在上述过程中,当AMF发现切片的UE数达到最大值时,如果AMF接收到的requested(请求的)NSSAI(Network Slice Selection Assistance Information,网络切片选择辅助信息)中包括该切片的S-NSSAI,则AMF根据本地存储的UE上下文中的UE优先级信息,将低优先级UE从切片中移除,即从低优先级UE的Allowed NSSAI(允许的NSSAI)中删除该S-NSSAI,然后AMF向低优先级UE发送UE配置更新消息,消息中包括更新后的Allowed NSSAI,然后向高优先级UE返回的Allowed NSSAI中包括该切片的S-NSSAI。AMF从UDM中获取的签约信息中包括UE优先级。NF可以是AMF,PCF,NSSF,NSQ,存储功能,配额配置功能等。具体过程如图6所示。

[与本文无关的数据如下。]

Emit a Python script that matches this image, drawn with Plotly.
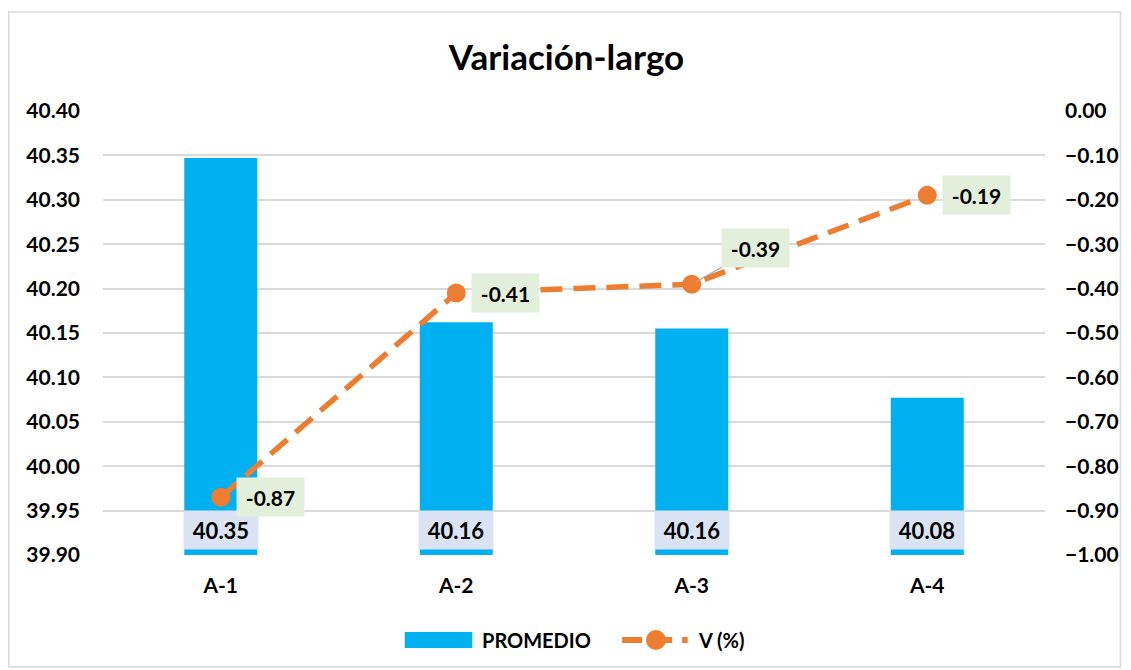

601、AMF向NF订阅切片UE数达到最大值的事件或S-NSSAI overload事件。此步骤为可选步骤,如果NF是AMF,则不需要执行该步骤。
602、当NF发现切片的UE数已达到最大值,则NF向AMF发送通知,消息包括切片标识,切片UE数已达最大值或S-NSSAI overload。

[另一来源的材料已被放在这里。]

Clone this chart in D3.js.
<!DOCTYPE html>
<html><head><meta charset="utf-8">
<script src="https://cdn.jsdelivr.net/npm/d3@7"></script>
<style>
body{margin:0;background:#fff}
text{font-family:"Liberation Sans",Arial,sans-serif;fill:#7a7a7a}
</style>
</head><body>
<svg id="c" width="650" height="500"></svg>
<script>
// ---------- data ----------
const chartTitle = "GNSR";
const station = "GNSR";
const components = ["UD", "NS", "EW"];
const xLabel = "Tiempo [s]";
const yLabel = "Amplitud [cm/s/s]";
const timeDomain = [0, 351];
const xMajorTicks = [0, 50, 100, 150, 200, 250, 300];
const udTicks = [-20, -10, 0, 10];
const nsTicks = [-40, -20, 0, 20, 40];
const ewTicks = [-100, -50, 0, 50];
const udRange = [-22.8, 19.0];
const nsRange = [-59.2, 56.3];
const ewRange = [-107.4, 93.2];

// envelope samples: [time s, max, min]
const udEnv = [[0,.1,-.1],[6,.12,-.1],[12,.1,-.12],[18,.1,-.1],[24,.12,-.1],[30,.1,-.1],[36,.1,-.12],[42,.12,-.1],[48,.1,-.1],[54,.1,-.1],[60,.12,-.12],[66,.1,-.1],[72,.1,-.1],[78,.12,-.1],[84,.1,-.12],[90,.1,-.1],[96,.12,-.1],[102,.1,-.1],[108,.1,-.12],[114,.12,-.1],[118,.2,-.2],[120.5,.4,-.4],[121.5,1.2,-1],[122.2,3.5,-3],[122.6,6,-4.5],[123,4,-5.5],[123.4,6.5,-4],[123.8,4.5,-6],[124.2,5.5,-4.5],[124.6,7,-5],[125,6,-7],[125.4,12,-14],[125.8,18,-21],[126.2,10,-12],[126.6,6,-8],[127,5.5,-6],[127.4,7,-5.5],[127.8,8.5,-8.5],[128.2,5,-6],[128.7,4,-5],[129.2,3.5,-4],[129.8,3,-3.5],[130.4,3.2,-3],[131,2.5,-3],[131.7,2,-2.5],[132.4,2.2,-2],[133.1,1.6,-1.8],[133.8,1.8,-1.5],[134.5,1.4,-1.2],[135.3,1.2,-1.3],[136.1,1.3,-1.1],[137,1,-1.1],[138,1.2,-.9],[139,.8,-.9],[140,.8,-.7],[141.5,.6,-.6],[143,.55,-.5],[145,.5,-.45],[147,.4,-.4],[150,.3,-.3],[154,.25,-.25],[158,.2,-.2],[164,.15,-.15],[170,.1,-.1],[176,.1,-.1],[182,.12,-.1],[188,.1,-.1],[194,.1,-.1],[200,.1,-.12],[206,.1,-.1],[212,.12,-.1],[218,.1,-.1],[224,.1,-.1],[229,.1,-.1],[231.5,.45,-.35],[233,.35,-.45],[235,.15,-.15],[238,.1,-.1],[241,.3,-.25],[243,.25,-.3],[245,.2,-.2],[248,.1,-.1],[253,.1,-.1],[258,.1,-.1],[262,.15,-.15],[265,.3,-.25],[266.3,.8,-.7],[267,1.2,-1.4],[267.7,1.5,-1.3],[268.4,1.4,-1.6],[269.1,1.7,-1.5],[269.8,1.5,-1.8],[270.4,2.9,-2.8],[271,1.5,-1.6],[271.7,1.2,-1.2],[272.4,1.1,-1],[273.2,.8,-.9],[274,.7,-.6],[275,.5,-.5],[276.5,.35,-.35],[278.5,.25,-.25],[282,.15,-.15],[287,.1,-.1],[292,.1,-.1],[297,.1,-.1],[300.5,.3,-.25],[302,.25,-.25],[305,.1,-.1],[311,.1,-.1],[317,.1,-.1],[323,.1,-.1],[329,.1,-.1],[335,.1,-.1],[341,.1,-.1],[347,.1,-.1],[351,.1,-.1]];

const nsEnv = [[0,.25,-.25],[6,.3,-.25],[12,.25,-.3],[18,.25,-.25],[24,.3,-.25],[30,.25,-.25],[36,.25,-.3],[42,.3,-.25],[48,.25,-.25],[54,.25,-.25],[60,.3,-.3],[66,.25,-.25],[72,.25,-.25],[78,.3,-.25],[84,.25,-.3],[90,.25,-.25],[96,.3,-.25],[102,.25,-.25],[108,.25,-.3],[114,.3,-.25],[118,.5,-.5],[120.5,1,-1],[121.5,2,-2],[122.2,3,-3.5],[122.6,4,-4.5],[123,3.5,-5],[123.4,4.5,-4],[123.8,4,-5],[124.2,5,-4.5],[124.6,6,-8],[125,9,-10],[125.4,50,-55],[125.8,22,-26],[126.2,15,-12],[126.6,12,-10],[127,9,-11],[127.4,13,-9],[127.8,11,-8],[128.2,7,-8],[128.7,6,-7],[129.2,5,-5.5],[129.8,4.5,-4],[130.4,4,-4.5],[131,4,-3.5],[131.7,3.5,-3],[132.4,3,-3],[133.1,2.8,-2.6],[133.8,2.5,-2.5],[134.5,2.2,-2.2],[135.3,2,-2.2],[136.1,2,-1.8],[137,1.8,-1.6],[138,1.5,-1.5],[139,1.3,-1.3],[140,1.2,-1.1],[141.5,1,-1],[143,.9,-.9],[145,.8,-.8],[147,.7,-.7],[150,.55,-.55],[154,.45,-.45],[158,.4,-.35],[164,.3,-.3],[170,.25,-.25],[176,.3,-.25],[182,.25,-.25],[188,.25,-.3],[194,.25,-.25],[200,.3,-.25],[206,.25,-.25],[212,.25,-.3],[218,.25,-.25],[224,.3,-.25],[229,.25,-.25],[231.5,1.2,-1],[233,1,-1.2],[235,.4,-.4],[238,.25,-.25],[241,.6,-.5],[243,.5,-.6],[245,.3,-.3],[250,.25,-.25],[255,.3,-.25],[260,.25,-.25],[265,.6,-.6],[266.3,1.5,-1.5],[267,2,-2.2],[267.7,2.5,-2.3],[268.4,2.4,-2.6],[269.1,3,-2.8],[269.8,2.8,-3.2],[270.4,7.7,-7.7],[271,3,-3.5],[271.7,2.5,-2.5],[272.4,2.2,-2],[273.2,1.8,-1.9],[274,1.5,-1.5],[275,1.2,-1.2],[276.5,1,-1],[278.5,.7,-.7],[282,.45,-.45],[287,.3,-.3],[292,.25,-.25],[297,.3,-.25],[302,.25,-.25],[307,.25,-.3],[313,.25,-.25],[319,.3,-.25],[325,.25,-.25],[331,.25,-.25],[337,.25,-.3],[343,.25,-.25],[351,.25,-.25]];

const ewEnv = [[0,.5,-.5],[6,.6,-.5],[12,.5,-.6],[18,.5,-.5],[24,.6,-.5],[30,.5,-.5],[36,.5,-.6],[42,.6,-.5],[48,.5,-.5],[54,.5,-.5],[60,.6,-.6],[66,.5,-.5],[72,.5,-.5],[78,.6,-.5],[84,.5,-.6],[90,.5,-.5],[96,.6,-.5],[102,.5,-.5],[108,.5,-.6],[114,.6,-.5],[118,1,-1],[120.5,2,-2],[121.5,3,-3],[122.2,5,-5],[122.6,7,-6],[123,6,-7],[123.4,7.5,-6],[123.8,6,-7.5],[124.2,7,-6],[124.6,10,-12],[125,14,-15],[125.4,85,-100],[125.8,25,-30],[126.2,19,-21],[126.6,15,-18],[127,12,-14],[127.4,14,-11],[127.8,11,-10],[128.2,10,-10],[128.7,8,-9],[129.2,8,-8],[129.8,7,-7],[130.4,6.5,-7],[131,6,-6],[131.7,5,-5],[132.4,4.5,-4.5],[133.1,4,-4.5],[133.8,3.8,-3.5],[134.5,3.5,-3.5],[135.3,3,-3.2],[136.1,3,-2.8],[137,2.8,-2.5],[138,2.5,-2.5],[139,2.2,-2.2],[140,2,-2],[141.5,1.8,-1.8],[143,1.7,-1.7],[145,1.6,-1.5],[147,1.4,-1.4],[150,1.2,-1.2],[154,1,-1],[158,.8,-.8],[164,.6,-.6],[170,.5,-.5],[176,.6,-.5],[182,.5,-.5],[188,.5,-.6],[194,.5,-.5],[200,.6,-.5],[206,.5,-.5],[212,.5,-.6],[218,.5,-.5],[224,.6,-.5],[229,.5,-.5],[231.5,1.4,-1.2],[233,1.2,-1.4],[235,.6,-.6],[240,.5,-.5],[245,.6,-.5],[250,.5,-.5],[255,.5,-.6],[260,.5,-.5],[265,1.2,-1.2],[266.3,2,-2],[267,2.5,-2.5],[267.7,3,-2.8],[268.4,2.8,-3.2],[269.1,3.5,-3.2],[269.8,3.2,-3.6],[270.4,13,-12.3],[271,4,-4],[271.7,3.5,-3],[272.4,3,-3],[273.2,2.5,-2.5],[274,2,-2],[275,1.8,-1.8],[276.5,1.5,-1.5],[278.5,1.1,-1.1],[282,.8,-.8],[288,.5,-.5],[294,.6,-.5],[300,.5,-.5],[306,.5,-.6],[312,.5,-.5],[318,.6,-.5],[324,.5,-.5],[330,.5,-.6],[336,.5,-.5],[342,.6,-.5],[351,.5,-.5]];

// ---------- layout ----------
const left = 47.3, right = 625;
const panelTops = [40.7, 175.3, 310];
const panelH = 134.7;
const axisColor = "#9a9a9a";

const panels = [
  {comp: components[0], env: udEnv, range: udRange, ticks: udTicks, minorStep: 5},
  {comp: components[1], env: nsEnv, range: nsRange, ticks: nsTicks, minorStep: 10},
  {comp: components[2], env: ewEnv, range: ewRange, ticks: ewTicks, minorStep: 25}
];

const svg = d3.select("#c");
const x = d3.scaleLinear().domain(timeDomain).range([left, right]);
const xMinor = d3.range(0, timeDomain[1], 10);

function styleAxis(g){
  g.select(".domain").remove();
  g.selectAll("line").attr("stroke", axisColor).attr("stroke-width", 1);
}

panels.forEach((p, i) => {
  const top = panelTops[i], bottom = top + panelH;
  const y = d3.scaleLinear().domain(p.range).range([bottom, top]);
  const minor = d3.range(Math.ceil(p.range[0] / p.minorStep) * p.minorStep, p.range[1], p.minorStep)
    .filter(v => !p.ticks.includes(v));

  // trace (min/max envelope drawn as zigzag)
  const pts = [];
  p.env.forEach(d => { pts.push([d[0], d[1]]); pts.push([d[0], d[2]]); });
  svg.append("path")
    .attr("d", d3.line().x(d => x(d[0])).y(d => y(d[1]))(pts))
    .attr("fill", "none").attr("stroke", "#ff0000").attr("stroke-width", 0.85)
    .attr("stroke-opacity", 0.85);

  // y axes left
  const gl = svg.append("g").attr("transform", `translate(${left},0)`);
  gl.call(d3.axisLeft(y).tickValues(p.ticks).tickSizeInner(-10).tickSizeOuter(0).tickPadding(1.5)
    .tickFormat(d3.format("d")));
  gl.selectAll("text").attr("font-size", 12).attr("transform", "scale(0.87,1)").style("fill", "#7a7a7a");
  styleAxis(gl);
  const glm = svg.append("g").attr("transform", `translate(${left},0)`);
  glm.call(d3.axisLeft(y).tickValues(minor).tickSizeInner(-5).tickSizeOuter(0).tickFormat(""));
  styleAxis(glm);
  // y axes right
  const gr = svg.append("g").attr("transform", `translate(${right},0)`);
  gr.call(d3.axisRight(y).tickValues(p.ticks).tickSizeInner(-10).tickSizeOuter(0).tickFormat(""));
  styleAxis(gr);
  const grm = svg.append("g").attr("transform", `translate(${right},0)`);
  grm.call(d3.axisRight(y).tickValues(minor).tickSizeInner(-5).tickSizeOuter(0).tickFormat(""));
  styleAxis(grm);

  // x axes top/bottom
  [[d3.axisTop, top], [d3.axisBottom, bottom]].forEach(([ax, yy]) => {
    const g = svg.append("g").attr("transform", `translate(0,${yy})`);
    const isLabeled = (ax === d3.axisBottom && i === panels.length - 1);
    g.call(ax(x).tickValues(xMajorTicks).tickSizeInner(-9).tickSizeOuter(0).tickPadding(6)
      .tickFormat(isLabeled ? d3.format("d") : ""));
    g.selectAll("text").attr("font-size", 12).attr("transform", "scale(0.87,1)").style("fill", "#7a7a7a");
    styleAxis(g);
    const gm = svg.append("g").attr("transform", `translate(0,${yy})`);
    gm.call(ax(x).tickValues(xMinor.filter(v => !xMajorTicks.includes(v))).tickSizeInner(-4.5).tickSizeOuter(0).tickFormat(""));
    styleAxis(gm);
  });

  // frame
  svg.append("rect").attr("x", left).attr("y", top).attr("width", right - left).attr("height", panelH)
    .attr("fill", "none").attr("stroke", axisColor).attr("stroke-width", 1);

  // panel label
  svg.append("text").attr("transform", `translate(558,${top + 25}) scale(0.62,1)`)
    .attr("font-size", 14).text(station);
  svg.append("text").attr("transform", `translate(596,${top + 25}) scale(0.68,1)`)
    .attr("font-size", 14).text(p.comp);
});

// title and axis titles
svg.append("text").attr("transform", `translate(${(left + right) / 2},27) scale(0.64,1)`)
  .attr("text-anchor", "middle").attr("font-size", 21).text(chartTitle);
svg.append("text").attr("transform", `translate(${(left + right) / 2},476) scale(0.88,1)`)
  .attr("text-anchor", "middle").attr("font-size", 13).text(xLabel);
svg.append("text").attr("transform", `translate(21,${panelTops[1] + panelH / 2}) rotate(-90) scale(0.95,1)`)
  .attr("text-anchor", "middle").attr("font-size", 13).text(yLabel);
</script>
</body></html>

603、UE向AMF发送注册请求,消息中的requested NSSAI包括上述切片的S-NSSAI。
604、AMF发现UE1的优先级低于UE,或者UE1的优先级低于UE且UE1未建立到该切片的PDU会话,或者UE1的优先级低于UE且UE1建立到该切片的PDU会话的用户面连接均被去激活,AMF向UE1发送UE配置更新,消息中包括Allowed NSSAI(移除上述切片的S-NSSAI)和rejected S-NSSAI(上述切片的S-NSSAI)和拒绝原因(表明切片的UE数达到最大值)。
605、AMF向UE发送注册接受,消息中的Allowed NSSAI包括上述切片的S-NSSAI。
如果不存在符合步骤604中的判断条件的UE,则AMF不执行步骤604,在步骤605向UE返回注册拒绝消息,消息包括rejected S-NSSAI(上述切片 的S-NSSAI)和拒绝原因(表明切片的UE数达到最大值)。
当切片的UE数小于最大UE数时,例如部分UE不再使用该切片或NWDAF更新了最大UE数或减少退避定时器时长,NF向AMF/SMF发送通知,消息中包括切片标识,切片UE数未达最大值或S-NSSAI未拥塞。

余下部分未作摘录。